● **Task objective**
State how many lines in these records contain the word "this", and nothing else.
** BEGIN Provided information **
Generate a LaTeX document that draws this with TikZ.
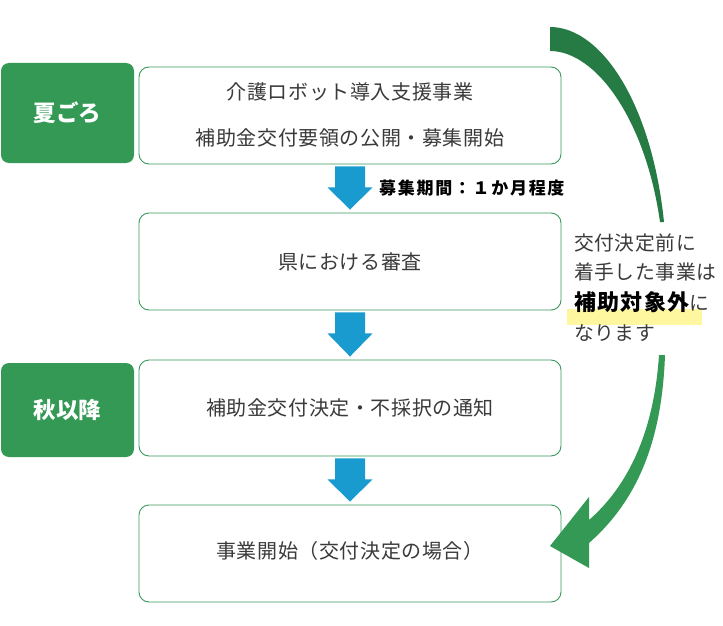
\documentclass[tikz,border=0pt]{standalone}
\usepackage{fontspec}
\setmainfont{Noto Sans CJK JP}
\newfontfamily\jp[LetterSpace=3]{Noto Sans CJK JP}
\usetikzlibrary{calc}
\definecolor{labgreen}{HTML}{339955}
\definecolor{boxgreen}{HTML}{3A9A5C}
\definecolor{darkgreen}{HTML}{267A43}
\definecolor{arrowblue}{HTML}{1A9BD0}
\definecolor{txtgray}{HTML}{3A3A3A}
\definecolor{hilite}{HTML}{FFF7A0}
\tikzset{
  wbox/.style={draw=boxgreen, line width=0.9pt, rounded corners=10pt, fill=white, minimum width=422pt, inner sep=0pt},
  lab/.style={fill=labgreen, rounded corners=8pt, minimum width=133pt, inner sep=0pt, text=white, font=\fontsize{22.5}{24}\selectfont\bfseries},
  txt/.style={text=txtgray, font=\jp\fontsize{20}{22}\selectfont, inner sep=0pt},
  rtxt/.style={text=txtgray, font=\jp\fontsize{19.8}{21}\selectfont, inner sep=0pt, anchor=west},
}
\newcommand\blockarrow[2]{%
  \fill[arrowblue] ($(#1.south)+(-15,2)$) -- ($(#1.south)+(15,2)$) -- ($(#1.south)+(15,23)$) -- ($(#1.south)+(22.5,23)$) -- ($(#2.north)+(0,-3)$) -- ($(#1.south)+(-22.5,23)$) -- ($(#1.south)+(-15,23)$) -- cycle;}
\begin{document}
\begin{tikzpicture}[x=1pt,y=-1pt]
\useasboundingbox[fill=white] (0,0) rectangle (723,626);
% label boxes
\node[lab, minimum height=100pt] (l1) at (67.5,113) {夏ごろ};
\node[lab, minimum height=94pt] (l2) at (67.5,410) {秋以降};
% white boxes
\node[wbox, minimum height=97pt] (b1) at (350,115.5) {};
\node[wbox, minimum height=97pt] (b2) at (350,261.5) {};
\node[wbox, minimum height=96pt] (b3) at (350,408) {};
\node[wbox, minimum height=97pt] (b4) at (350,553.5) {};
\node[txt] (t1a) at (350,92) {介護ロボット導入支援事業};
\node[txt] (t1b) at (350,138) {補助金交付要領の公開・募集開始};
\node[txt] (t2) at (350,262) {県における審査};
\node[txt] (t3) at (350,408) {補助金交付決定・不採択の通知};
\node[txt] (t4) at (350,551) {事業開始（交付決定の場合）};
% blue arrows
\blockarrow{b1}{b2}
\blockarrow{b2}{b3}
\blockarrow{b3}{b4}
\node[anchor=west, inner sep=0pt, font=\fontsize{17}{19}\selectfont\bfseries\addfontfeature{LetterSpace=10}] (period) at (379,188) {募集期間：１か月程度};
% curved arrow top part
\fill[darkgreen] (550,27) .. controls (602,27) and (652,105) .. (664,222)
  -- (660,222) .. controls (646,122) and (597,51) .. (550,51) -- cycle;
% highlight
\fill[hilite] (567,309) rectangle (702,324.5);
% right text
\node[rtxt] (r1) at (574,243) {交付決定前に};
\node[rtxt] (r2) at (574,272) {着手した事業は};
\node[rtxt] (r3) at (574,302) {{\fontsize{22}{23}\selectfont\bfseries\addfontfeature{LetterSpace=6}\color{black}補助対象外}に};
\node[rtxt] (r4) at (574,333) {なります};
% curved arrow bottom part
\fill[labgreen] (665,355) .. controls (662,440) and (638,500) .. (589,543)
  -- (589,568) -- (550,546) -- (589,497) -- (589,520)
  .. controls (628,486) and (654,432) .. (659,355) -- cycle;
\end{tikzpicture}
\end{document}
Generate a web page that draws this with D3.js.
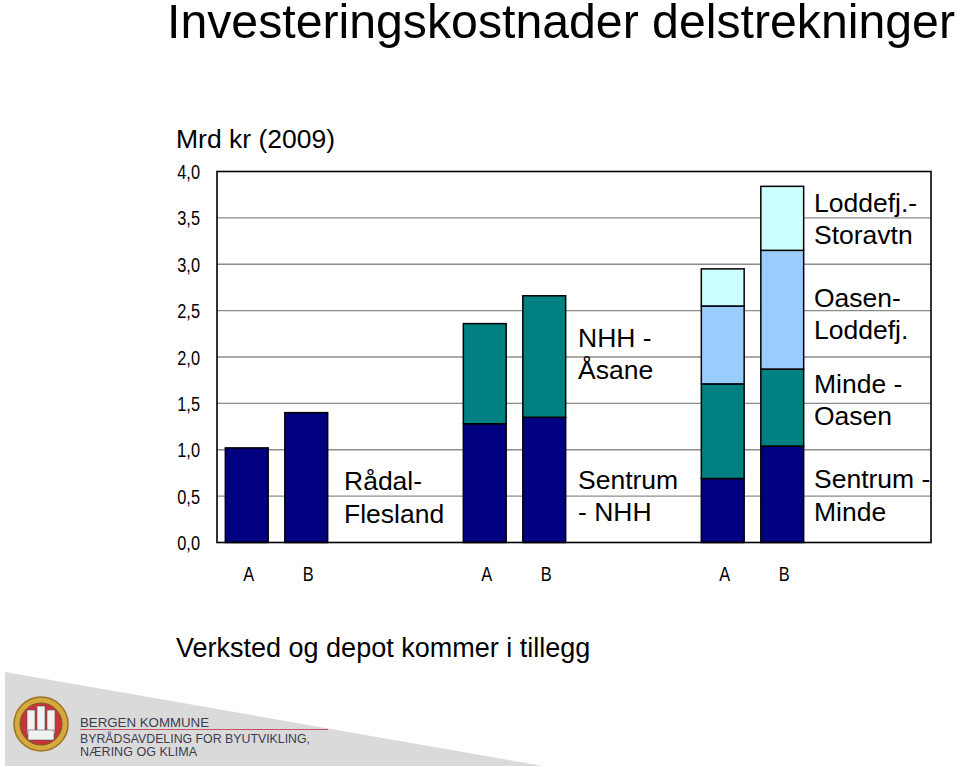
<!DOCTYPE html>
<html>
<head>
<meta charset="utf-8">
<script src="https://cdn.jsdelivr.net/npm/d3@7"></script>
<style>
  body { margin: 0; background: #fff; }
  text { font-family: "Liberation Sans", Arial, sans-serif; fill: #000; }
</style>
</head>
<body>
<script>
// slots on the x axis: two bars per group, then two empty slots for the labels
const slots = ["g1A", "g1B", "g1L1", "g1L2", "g2A", "g2B", "g2L1", "g2L2", "g3A", "g3B", "g3L1", "g3L2"];
const slot_labels = ["A", "B", "", "", "A", "B", "", "", "A", "B", "", ""];
const bar_slots = ["g1A", "g1B", "g2A", "g2B", "g3A", "g3B"];

// stacked levels, bottom to top (Mrd kr)
const level_1 = [1.02, 1.40, 1.28, 1.35, 0.69, 1.04];
const level_2 = [0, 0, 1.08, 1.31, 1.02, 0.83];
const level_3 = [0, 0, 0, 0, 0.84, 1.28];
const level_4 = [0, 0, 0, 0, 0.40, 0.69];
const level_colors = ["#000080", "#008080", "#99ccff", "#ccffff"];

const y_ticks = [0, 0.5, 1, 1.5, 2, 2.5, 3, 3.5, 4];

// segment names written beside the bars
const label_texts = [
    ["Rådal-", "Flesland"],
    ["NHH -", "Åsane"],
    ["Sentrum", "- NHH"],
    ["Loddefj.-", "Storavtn"],
    ["Oasen-", "Loddefj."],
    ["Minde -", "Oasen"],
    ["Sentrum -", "Minde"]
];
const label_slots = ["g1L1", "g2L1", "g2L1", "g3L1", "g3L1", "g3L1", "g3L1"];

const width = 960, height = 767;
const plot = {left: 217, top: 171.5, right: 931, bottom: 542.5};

const svg = d3.select("body").append("svg")
    .attr("width", width)
    .attr("height", height);

// footer band
svg.append("polygon")
    .attr("points", "5,672 543,766 5,766")
    .attr("fill", "#dadada");

const x = d3.scaleBand()
    .domain(slots)
    .range([plot.left, plot.right])
    .paddingInner(0.28)
    .paddingOuter(0.14);

const y = d3.scaleLinear()
    .domain([0, 4])
    .range([plot.bottom, plot.top]);

// gridlines
svg.append("g")
    .selectAll("line")
    .data(y_ticks.slice(1, -1))
    .join("line")
    .attr("x1", plot.left)
    .attr("x2", plot.right)
    .attr("y1", d => y(d))
    .attr("y2", d => y(d))
    .attr("stroke", "#8c8c8c")
    .attr("stroke-width", 1.3);

// bars
const table = bar_slots.map((s, i) => ({slot: s, l1: level_1[i], l2: level_2[i], l3: level_3[i], l4: level_4[i]}));
const stacked = d3.stack().keys(["l1", "l2", "l3", "l4"])(table);

svg.append("g")
    .selectAll("g")
    .data(stacked)
    .join("g")
    .attr("fill", (d, i) => level_colors[i])
    .selectAll("rect")
    .data(d => d.filter(p => p[1] - p[0] > 0))
    .join("rect")
    .attr("x", d => x(d.data.slot))
    .attr("width", x.bandwidth())
    .attr("y", d => y(d[1]))
    .attr("height", d => y(d[0]) - y(d[1]))
    .attr("stroke", "#000")
    .attr("stroke-width", 1.5);

// frame
svg.append("rect")
    .attr("x", plot.left)
    .attr("y", plot.top)
    .attr("width", plot.right - plot.left)
    .attr("height", plot.bottom - plot.top)
    .attr("fill", "none")
    .attr("stroke", "#000")
    .attr("stroke-width", 1.6);

// y axis
const fmt = d => d3.format(".1f")(d).replace(".", ",");
const y_axis = svg.append("g")
    .attr("transform", `translate(${plot.left},0)`)
    .call(d3.axisLeft(y).tickValues(y_ticks).tickFormat(fmt).tickSize(0).tickPadding(0));
y_axis.select(".domain").remove();
y_axis.selectAll("text")
    .attr("x", 0)
    .attr("dy", "0.36em")
    .attr("text-anchor", "end")
    .style("font-size", "19.5px")
    .style("font-family", "'Liberation Sans', Arial, sans-serif")
    .attr("transform", "translate(-17,0) scale(0.84,1)");

// x axis (A / B)
const x_axis = svg.append("g")
    .attr("transform", `translate(0,${plot.bottom})`)
    .call(d3.axisBottom(x).tickFormat((d, i) => slot_labels[i]).tickSize(0).tickPadding(0));
x_axis.select(".domain").remove();
x_axis.selectAll("text")
    .attr("y", 0)
    .attr("dy", 0)
    .style("font-size", "20px")
    .style("font-family", "'Liberation Sans', Arial, sans-serif")
    .attr("transform", "translate(2,38.5) scale(0.82,1)");

// segment labels (first baseline, in axis units)
const label_baselines = [0.566, 2.11, 0.58, 3.566, 2.54, 1.615, 0.585];
const label_offsets = [8, 4, 4, 2, 2, 2, 2];
const labels = svg.append("g").style("font-size", "26.5px");
label_texts.forEach((lines, i) => {
    const lx = x(label_slots[i]) - x.step() * x.paddingInner() / 2 + label_offsets[i];
    const t = labels.append("text")
        .attr("x", lx)
        .attr("y", y(label_baselines[i]));
    lines.forEach((line, j) => {
        t.append("tspan")
            .attr("x", lx)
            .attr("dy", j === 0 ? 0 : 32.5)
            .text(line);
    });
});

// titles
svg.append("text")
    .attr("x", 167)
    .attr("y", 38)
    .style("font-size", "48px")
    .attr("textLength", 788)
    .attr("lengthAdjust", "spacingAndGlyphs")
    .text("Investeringskostnader delstrekninger");

svg.append("text")
    .attr("x", 176)
    .attr("y", 148)
    .style("font-size", "26.5px")
    .text("Mrd kr (2009)");

svg.append("text")
    .attr("x", 176)
    .attr("y", 657)
    .style("font-size", "27px")
    .text("Verksted og depot kommer i tillegg");

// logo
const logo = svg.append("g");
logo.append("circle").attr("cx", 41).attr("cy", 724).attr("r", 27)
    .attr("fill", "#d6a93e").attr("stroke", "#9a7426").attr("stroke-width", 1.5);
logo.append("circle").attr("cx", 41).attr("cy", 724).attr("r", 21)
    .attr("fill", "#c9343c").attr("stroke", "#7a5a1a").attr("stroke-width", 1);
const castle = logo.append("g").attr("fill", "#f2f2f2").attr("stroke", "#555").attr("stroke-width", 0.6);
castle.append("rect").attr("x", 27).attr("y", 710).attr("width", 8).attr("height", 24);
castle.append("rect").attr("x", 37).attr("y", 706).attr("width", 8).attr("height", 28);
castle.append("rect").attr("x", 47).attr("y", 710).attr("width", 8).attr("height", 24);
castle.append("rect").attr("x", 28).attr("y", 730).attr("width", 26).attr("height", 10);

const logo_text = logo.append("g").style("font-family", "'DejaVu Sans', sans-serif").style("font-size", "13px");
logo_text.append("text").attr("x", 80).attr("y", 727).style("fill", "#3d3d52")
    .attr("textLength", 129).attr("lengthAdjust", "spacingAndGlyphs").text("BERGEN KOMMUNE");
logo.append("line").attr("x1", 80).attr("x2", 328).attr("y1", 729.5).attr("y2", 729.5)
    .attr("stroke", "#c85060").attr("stroke-width", 1.2);
logo_text.append("text").attr("x", 80).attr("y", 742.5).style("fill", "#3d3d52")
    .attr("textLength", 230).attr("lengthAdjust", "spacingAndGlyphs").text("BYRÅDSAVDELING FOR BYUTVIKLING,");
logo_text.append("text").attr("x", 80).attr("y", 756).style("fill", "#3d3d52")
    .attr("textLength", 117).attr("lengthAdjust", "spacingAndGlyphs").text("NÆRING OG KLIMA");
</script>
</body>
</html>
** END Provided information **
● **Task solution**
2